Ludwig's gaggles of early classic modernism are fitful. His late Picassos are weak. Forays into surrealism skid from a fine Schwitters to a kitsch Dali. Metaphysical art lights nicely on Morandi and Rosso and then takes a pratfall among sentimental Campiglis.
The big exception among classic styles is an important group of Russian avant-garde works that lend the Ludwig material its main distinction outside the American trove. It is too late for major Kandinskys, but Ludwig lucked out in outstanding examples from Malevich to Rodchenko, from El Lissitsky to Natalia Gontcharova.
Cleary, gargantuan gourmandizing has its up side.

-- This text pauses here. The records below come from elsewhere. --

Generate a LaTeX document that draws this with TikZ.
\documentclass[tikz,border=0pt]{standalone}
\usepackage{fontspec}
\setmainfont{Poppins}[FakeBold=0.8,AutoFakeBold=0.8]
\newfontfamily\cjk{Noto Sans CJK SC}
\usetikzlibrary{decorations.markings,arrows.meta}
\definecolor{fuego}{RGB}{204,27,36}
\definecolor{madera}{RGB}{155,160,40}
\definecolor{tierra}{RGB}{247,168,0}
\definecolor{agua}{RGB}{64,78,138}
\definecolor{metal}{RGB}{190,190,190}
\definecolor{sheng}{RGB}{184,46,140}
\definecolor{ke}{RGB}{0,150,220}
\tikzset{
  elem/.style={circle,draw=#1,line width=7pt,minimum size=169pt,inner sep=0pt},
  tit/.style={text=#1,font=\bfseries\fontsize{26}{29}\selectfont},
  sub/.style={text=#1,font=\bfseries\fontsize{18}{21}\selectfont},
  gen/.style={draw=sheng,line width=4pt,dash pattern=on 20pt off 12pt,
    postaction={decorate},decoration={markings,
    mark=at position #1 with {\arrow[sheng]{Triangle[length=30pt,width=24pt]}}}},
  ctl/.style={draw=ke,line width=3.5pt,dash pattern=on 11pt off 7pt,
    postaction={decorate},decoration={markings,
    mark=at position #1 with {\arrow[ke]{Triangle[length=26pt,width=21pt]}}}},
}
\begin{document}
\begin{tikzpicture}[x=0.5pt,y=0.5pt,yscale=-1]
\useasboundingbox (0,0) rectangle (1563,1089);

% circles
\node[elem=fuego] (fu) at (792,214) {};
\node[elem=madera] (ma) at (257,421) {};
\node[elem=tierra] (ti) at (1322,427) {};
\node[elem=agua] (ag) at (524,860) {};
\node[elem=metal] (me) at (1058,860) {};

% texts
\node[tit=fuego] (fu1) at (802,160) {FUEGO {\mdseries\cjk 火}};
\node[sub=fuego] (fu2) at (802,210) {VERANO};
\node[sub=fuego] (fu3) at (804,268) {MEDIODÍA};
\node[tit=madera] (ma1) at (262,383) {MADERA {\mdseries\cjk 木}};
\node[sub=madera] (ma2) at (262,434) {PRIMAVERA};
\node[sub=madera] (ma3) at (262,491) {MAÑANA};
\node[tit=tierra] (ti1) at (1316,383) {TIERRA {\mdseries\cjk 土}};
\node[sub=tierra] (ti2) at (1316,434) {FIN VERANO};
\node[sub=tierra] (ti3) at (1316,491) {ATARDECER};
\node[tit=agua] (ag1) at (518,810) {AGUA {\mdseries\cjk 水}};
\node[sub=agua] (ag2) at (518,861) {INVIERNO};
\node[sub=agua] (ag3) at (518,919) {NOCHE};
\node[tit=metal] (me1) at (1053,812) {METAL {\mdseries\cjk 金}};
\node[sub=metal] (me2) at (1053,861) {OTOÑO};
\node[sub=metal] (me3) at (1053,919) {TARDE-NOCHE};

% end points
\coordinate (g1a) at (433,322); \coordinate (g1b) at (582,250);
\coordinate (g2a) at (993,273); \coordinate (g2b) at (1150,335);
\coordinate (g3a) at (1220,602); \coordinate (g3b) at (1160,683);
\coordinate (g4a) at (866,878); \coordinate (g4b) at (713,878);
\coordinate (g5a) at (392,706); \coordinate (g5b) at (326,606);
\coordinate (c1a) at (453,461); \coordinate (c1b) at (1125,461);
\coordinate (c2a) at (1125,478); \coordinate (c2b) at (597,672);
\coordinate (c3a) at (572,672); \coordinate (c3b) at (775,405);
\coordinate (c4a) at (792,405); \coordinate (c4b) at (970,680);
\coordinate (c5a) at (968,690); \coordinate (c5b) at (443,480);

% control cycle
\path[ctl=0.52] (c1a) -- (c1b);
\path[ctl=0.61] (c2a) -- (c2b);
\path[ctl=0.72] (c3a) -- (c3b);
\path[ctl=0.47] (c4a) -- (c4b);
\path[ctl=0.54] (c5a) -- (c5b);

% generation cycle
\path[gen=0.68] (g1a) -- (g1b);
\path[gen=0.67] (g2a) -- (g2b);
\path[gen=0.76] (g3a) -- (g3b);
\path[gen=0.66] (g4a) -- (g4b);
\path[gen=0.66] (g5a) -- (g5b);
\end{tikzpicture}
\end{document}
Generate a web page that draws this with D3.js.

Ludwig discovered actual virtue in powerful sculpture by German Neo-Expressionists who are overrated as painters--Marcus Lupertz, George Baselitz and A.R. Penck. The down side shows when the gourmand wants a dish he really doesn't understand--as when Ludwig got a hankering for Conceptualism. The stuff feels like merchandise.
The museum is equipped with the latest in high-tech lighting control. When the light changes so many degrees, scrims automatically cover skylights and bays of florescent lights pop on. The trouble is, the light is always changing in cloudy Cologne. Visitors chuckle at the constant hum of blinds rolling and tubes plocking audibly on. Efficient, but just a trifle insensitive, just a trifle too ready to shift with every change in the weather.